> Aim: Set down, exactly as written, the lines from the top of the data to the line that holds "episodes = list(range(0, 16001, 250))", and omit the pictures.
[BEGIN Data lines]
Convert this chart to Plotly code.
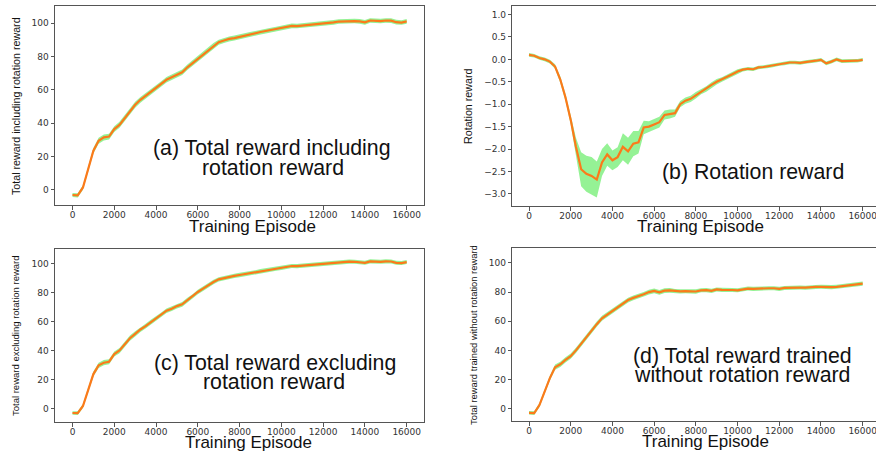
import plotly.graph_objects as go

# ---------------- data ----------------
episodes = list(range(0, 16001, 250))

reward_incl = [-3.0, -3.2, 1.5, 12.5, 23.5, 29.5, 31.5, 32.0, 36.5, 39.0, 43.0, 47.5, 51.0, 54.0, 56.5, 59.0,
               61.0, 63.5, 66.0, 67.5, 69.0, 70.5, 73.5, 76.0, 79.0, 81.5, 84.0, 86.5, 88.5, 89.5, 90.5, 91.0,
               91.8, 92.5, 93.2, 93.8, 94.6, 95.2, 95.8, 96.4, 97.0, 97.6, 98.3, 98.2, 98.5, 99.0, 99.3, 99.5,
               99.9, 99.8, 100.4, 100.9, 101.0, 101.3, 101.2, 101.0, 100.4, 101.5, 101.3, 101.2, 101.5, 101.4,
               100.5, 100.3, 101.0]
std_incl = [1.2, 1.3, 1.4, 1.6, 1.7, 1.8, 1.8, 1.7, 1.7, 1.8, 1.8, 1.8, 1.8, 1.7, 1.7, 1.7,
            1.7, 1.7, 1.6, 1.6, 1.6, 1.6, 1.6, 1.6, 1.6, 1.6, 1.6, 1.6, 1.5, 1.5, 1.5, 1.5,
            1.5, 1.4, 1.4, 1.4, 1.4, 1.4, 1.4, 1.4, 1.4, 1.4, 1.4, 1.4, 1.4, 1.4, 1.4, 1.4,
            1.4, 1.4, 1.4, 1.4, 1.4, 1.4, 1.4, 1.4, 1.4, 1.4, 1.4, 1.4, 1.4, 1.4,
            1.4, 1.4, 1.4]

rotation = [0.10, 0.08, 0.03, 0.00, -0.05, -0.16, -0.45, -0.85, -1.35, -1.95, -2.45, -2.55, -2.60, -2.68,
            -2.30, -2.12, -2.25, -2.18, -1.95, -2.05, -1.88, -1.85, -1.52, -1.50, -1.45, -1.40, -1.24, -1.22,
            -1.20, -1.00, -0.92, -0.88, -0.80, -0.72, -0.66, -0.57, -0.50, -0.45, -0.39, -0.33, -0.27, -0.23,
            -0.21, -0.22, -0.18, -0.17, -0.15, -0.13, -0.10, -0.09, -0.07, -0.07, -0.08, -0.06, -0.05, -0.03,
            -0.01, -0.09, -0.05, 0.00, -0.04, -0.04, -0.03, -0.03, -0.01]
std_rotation = [0.04, 0.04, 0.04, 0.04, 0.04, 0.05, 0.07, 0.08, 0.10, 0.20, 0.38, 0.40, 0.42, 0.40,
                0.30, 0.25, 0.22, 0.22, 0.30, 0.30, 0.28, 0.25, 0.15, 0.12, 0.12, 0.12, 0.10, 0.10,
                0.08, 0.07, 0.07, 0.07, 0.07, 0.06, 0.06, 0.06, 0.06, 0.05, 0.05, 0.05, 0.05, 0.04,
                0.04, 0.04, 0.04, 0.04, 0.04, 0.04, 0.04, 0.04, 0.04, 0.04, 0.04, 0.04, 0.04, 0.04,
                0.04, 0.04, 0.04, 0.04, 0.04, 0.04, 0.04, 0.04, 0.04]

reward_excl = [-3.0, -3.1, 1.8, 12.8, 23.8, 29.8, 31.6, 32.3, 37.6, 40.0, 44.0, 48.5, 51.5, 54.5, 56.8, 59.5,
               61.8, 64.5, 67.4, 68.8, 70.6, 71.8, 74.8, 77.2, 80.3, 82.6, 85.0, 87.2, 89.0, 89.8, 91.0, 91.4,
               92.0, 92.6, 93.3, 93.9, 94.7, 95.3, 95.9, 96.3, 96.8, 97.4, 98.2, 98.1, 98.4, 99.0, 99.3, 99.4,
               99.8, 99.7, 100.3, 100.8, 100.9, 101.2, 101.1, 101.0, 100.4, 101.4, 101.2, 101.1, 101.4, 101.3,
               100.4, 100.2, 100.9]
std_excl = [1.2, 1.3, 1.4, 1.6, 1.7, 1.8, 1.8, 1.7, 1.7, 1.8, 1.8, 1.8, 1.8, 1.7, 1.7, 1.7,
            1.7, 1.7, 1.6, 1.6, 1.6, 1.6, 1.6, 1.6, 1.6, 1.6, 1.6, 1.6, 1.5, 1.5, 1.5, 1.5,
            1.5, 1.4, 1.4, 1.4, 1.4, 1.4, 1.4, 1.4, 1.4, 1.4, 1.4, 1.4, 1.4, 1.4, 1.4, 1.4,
            1.4, 1.4, 1.4, 1.4, 1.4, 1.4, 1.4, 1.4, 1.4, 1.4, 1.4, 1.4, 1.4, 1.4,
            1.4, 1.4, 1.4]

reward_norot = [-2.8, -3.0, 2.5, 11.5, 21.0, 28.5, 30.5, 33.5, 36.0, 40.0, 44.5, 49.5, 54.0, 58.0, 62.0, 64.5,
                67.0, 69.5, 71.5, 74.5, 76.0, 77.0, 78.5, 80.0, 80.8, 79.8, 81.0, 81.2, 80.6, 80.5, 80.6, 80.4,
                80.4, 81.2, 81.3, 80.8, 81.8, 81.5, 81.7, 81.4, 81.2, 82.0, 82.4, 82.2, 82.5, 82.4, 82.6, 82.6,
                82.2, 82.8, 83.0, 82.9, 83.1, 83.0, 83.4, 83.5, 83.6, 83.3, 83.4, 83.6, 84.0, 84.2,
                84.6, 85.0, 85.8]
std_norot = [1.2, 1.3, 1.4, 1.6, 1.7, 1.8, 1.8, 1.8, 1.8, 1.8, 1.8, 1.8, 1.8, 1.8, 1.7, 1.7,
             1.7, 1.7, 1.6, 1.6, 1.6, 1.6, 1.6, 1.6, 1.6, 1.6, 1.6, 1.6, 1.5, 1.5, 1.5, 1.5,
             1.5, 1.4, 1.4, 1.4, 1.4, 1.4, 1.4, 1.4, 1.4, 1.4, 1.4, 1.4, 1.4, 1.4, 1.4, 1.4,
             1.4, 1.4, 1.4, 1.4, 1.4, 1.4, 1.4, 1.4, 1.4, 1.4, 1.4, 1.4, 1.4, 1.4,
             1.4, 1.4, 1.4]

x_ticks = [0, 2000, 4000, 6000, 8000, 10000, 12000, 14000, 16000]
x_ticktext = ["0", "2000", "4000", "6000", "8000", "10000", "12000", "14000", "16000"]
reward_ticks = [0, 20, 40, 60, 80, 100]
rotation_ticks = [-3.0, -2.5, -2.0, -1.5, -1.0, -0.5, 0.0, 0.5, 1.0]
rotation_ticktext = ["\u22123.0", "\u22122.5", "\u22122.0", "\u22121.5", "\u22121.0", "\u22120.5", "0.0", "0.5", "1.0"]

x_title = "Training Episode"
y_titles = ["Total reward including rotation reward", "Rotation reward",
            "Total reward excluding rotation reward", "Total reward trained without rotation reward"]
panel_labels = [["(a) Total reward including", "rotation reward"],
                ["(b) Rotation reward"],
                ["(c) Total reward excluding", "rotation reward"],
                ["(d) Total reward trained", "without rotation reward"]]

# ---------------- figure ----------------
W, H = 876, 452
LINE = "#fb7a1a"
BAND = "rgba(130,240,130,0.85)"
AX = "#555555"
TICKFONT = dict(family="DejaVu Sans", size=9, color="#333333")
SANS = "Liberation Sans, Arial"

def px(x):
    return x / W

def py(y):
    return 1 - y / H

fig = go.Figure()

panels = [
    dict(mean=reward_incl, std=std_incl, xd=[px(55), px(424)], yd=[py(205), py(6)],
         xr=[-838, 16828], yr=[-9.0, 110.2], mirror_y=True),
    dict(mean=rotation, std=std_rotation, xd=[px(512.3), 1.0], yd=[py(206), py(6)],
         xr=[-801, 16638], yr=[-3.27, 1.19], mirror_y=False),
    dict(mean=reward_excl, std=std_excl, xd=[px(55), px(424)], yd=[py(422), py(249)],
         xr=[-838, 16828], yr=[-9.2, 109.9], mirror_y=True),
    dict(mean=reward_norot, std=std_norot, xd=[px(512.3), 1.0], yd=[py(421), py(248.3)],
         xr=[-801, 16638], yr=[-8.4, 110.0], mirror_y=False),
]

for i, p in enumerate(panels):
    n = i + 1
    xa = "x" if n == 1 else f"x{n}"
    ya = "y" if n == 1 else f"y{n}"
    upper = [m + s for m, s in zip(p["mean"], p["std"])]
    lower = [m - s for m, s in zip(p["mean"], p["std"])]
    fig.add_trace(go.Scatter(x=episodes, y=upper, mode="lines", line=dict(width=0),
                             xaxis=xa, yaxis=ya, showlegend=False, hoverinfo="skip"))
    fig.add_trace(go.Scatter(x=episodes, y=lower, mode="lines", line=dict(width=0),
                             fill="tonexty", fillcolor=BAND,
                             xaxis=xa, yaxis=ya, showlegend=False, hoverinfo="skip"))
    fig.add_trace(go.Scatter(x=episodes, y=p["mean"], mode="lines",
                             line=dict(color=LINE, width=2.2),
                             xaxis=xa, yaxis=ya, showlegend=False))
    xkey = "xaxis" if n == 1 else f"xaxis{n}"
    ykey = "yaxis" if n == 1 else f"yaxis{n}"
    is_rot = (n == 2)
    fig.update_layout(**{
        xkey: dict(domain=p["xd"], range=p["xr"], anchor=ya, tickvals=x_ticks, ticktext=x_ticktext,
                   showgrid=False, zeroline=False, showline=True, linecolor=AX, linewidth=1,
                   mirror=True, ticks="outside", ticklen=3.5, tickcolor=AX, tickwidth=1,
                   tickfont=TICKFONT, fixedrange=True, ticklabeloverflow="allow",
                   ticklabelstandoff=-2),
        ykey: dict(domain=p["yd"], range=p["yr"], anchor=xa,
                   tickvals=rotation_ticks if is_rot else reward_ticks,
                   ticktext=rotation_ticktext if is_rot else [str(v) for v in reward_ticks],
                   showgrid=False, zeroline=False, showline=True, linecolor=AX, linewidth=1,
                   mirror=p["mirror_y"], ticks="outside", ticklen=3.5, tickcolor=AX, tickwidth=1,
                   tickfont=TICKFONT, fixedrange=True, ticklabeloverflow="allow"),
    })

annotations = []
# x-axis titles
for cx, cy in [(252, 227), (700, 227), (248, 442), (705, 441)]:
    annotations.append(dict(x=px(cx), y=py(cy), xref="paper", yref="paper", text=x_title,
                            showarrow=False, xanchor="center", yanchor="middle",
                            font=dict(family=SANS, size=17, color="#111111")))
# y-axis titles
for (cx, cy, fs), t in zip([(16, 106, 10.7), (468, 106, 10.7), (15, 336, 9.5), (473, 335, 9.4)], y_titles):
    annotations.append(dict(x=px(cx), y=py(cy), xref="paper", yref="paper", text=t, textangle=-90,
                            showarrow=False, xanchor="center", yanchor="middle",
                            font=dict(family=SANS, size=fs, color="#111111")))
# panel labels (one annotation per line)
label_pos = [[(272, 148), (273, 168)], [(753, 171.7)], [(275, 363), (274, 382)], [(742, 356), (742, 375)]]
for lines, poss in zip(panel_labels, label_pos):
    for t, (cx, cy) in zip(lines, poss):
        annotations.append(dict(x=px(cx), y=py(cy), xref="paper", yref="paper", text=t,
                                showarrow=False, xanchor="center", yanchor="middle",
                                font=dict(family=SANS, size=21.3, color="#111111")))

fig.update_layout(width=W, height=H, margin=dict(l=0, r=0, t=0, b=0),
                  paper_bgcolor="white", plot_bgcolor="white", annotations=annotations,
                  showlegend=False)

fig.write_html("out.html", config={"displayModeBar": False},
               post_script="document.body.style.margin='0px';document.body.style.overflow='hidden';")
[END Data lines]
> The response:
Convert this chart to Plotly code.
import plotly.graph_objects as go

# ---------------- data ----------------
episodes = list(range(0, 16001, 250))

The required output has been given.